Using a self-hosted Nostr address does not eliminate risks or attack vectors entirely but it effectively brings it all the way down to just one fundamental component: a privately owned and controlled domain, which is relatively secure and censorship-resistant (very much so in certain jurisdictions). The vulnerabilities at the server level (i.e. hosting provider) remain intact but here too, they are far less meaningful than they are for a server that's used by multiple people and owned/controlled by a central actor. In the event of some server-impairing event, a person using a private server/hosting account can simply move their identifier files to another server and point their domain (nameservers) to that server. A person using a third-party server does not have that option and would see their Nostr identifier (as well as their Lightning forwarding address and other services) abruptly terminated, as they were trapped all along.
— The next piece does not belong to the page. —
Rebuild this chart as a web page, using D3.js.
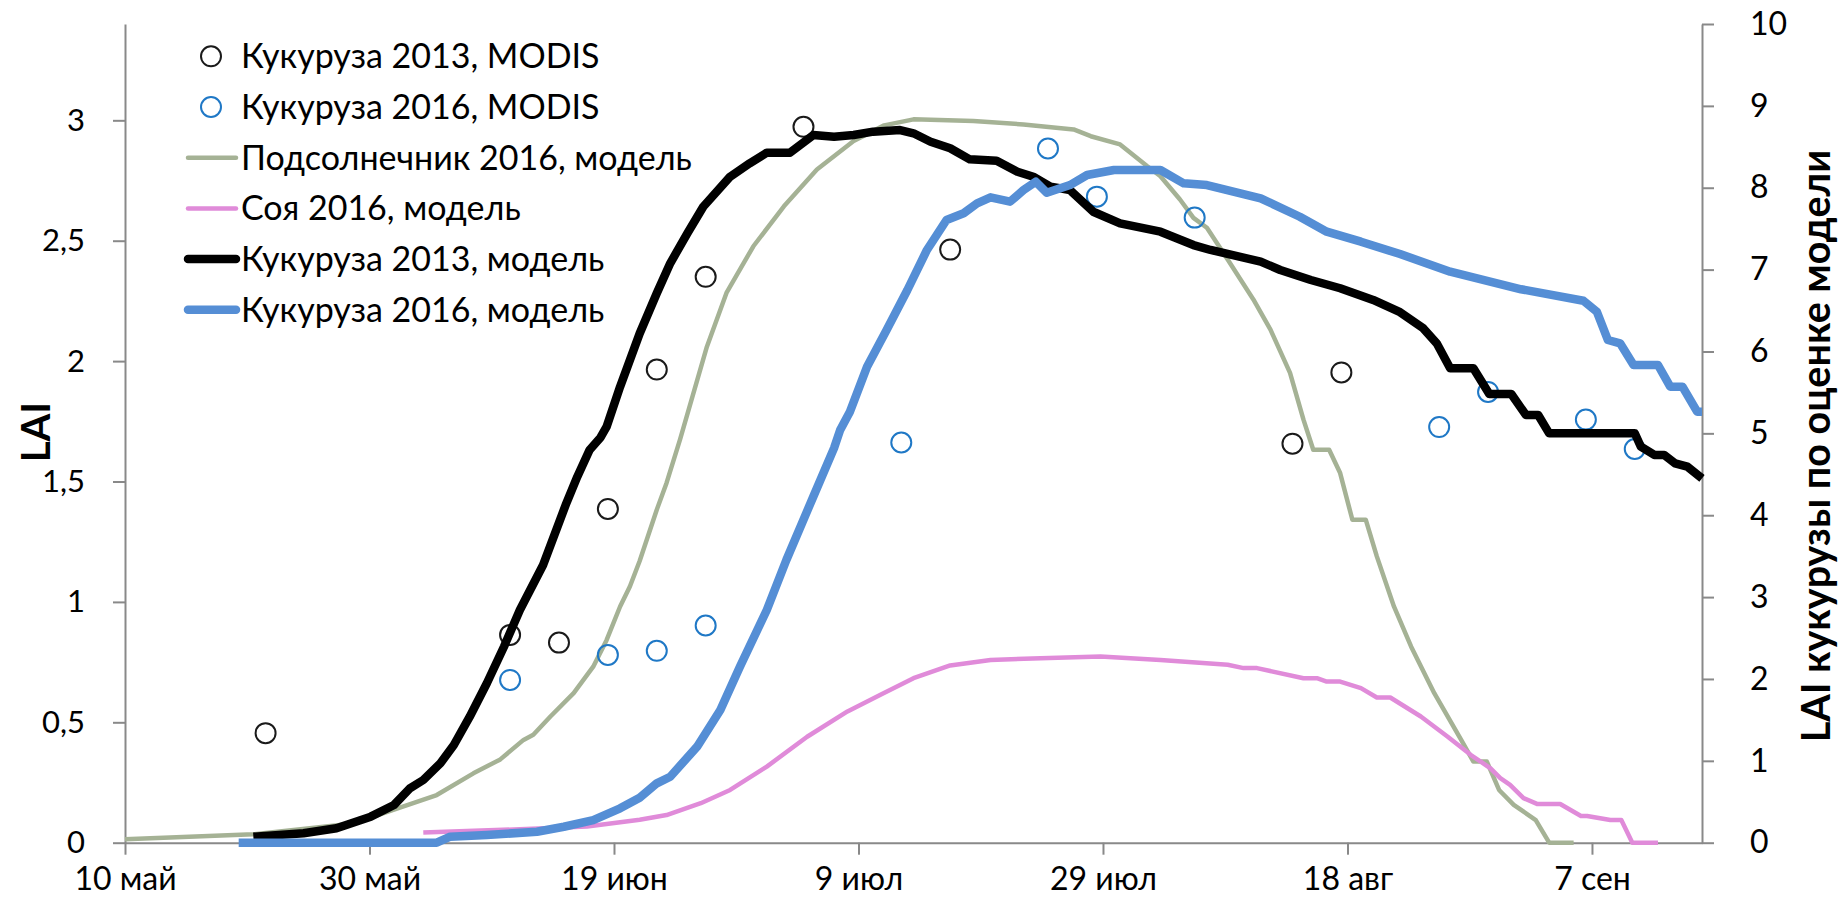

162 sats \ 0 replies \ @om 7 May 2023
I agree with everything you said, I just want to explain that I don't mean that the alternative is using a third party server. There are multiple other namespace solutions but Bitcoiners don't have a sufficiently Bitcoin-friendly one yet (maybe Web5's ION?). Brave browser for example will accept .bitcoin TLD but it will resolve it through Polygon. Then there's also this: https://btc.us/ but again with a shitcoin.
DNS is just a distributed database. So is Bitcoin. Therefore Bitcoin doesn't need DNS in principle. We need a pure Bitcoin-based name service - perhaps through Ordinals - and then we can leave DNS to bsky people and other boomers.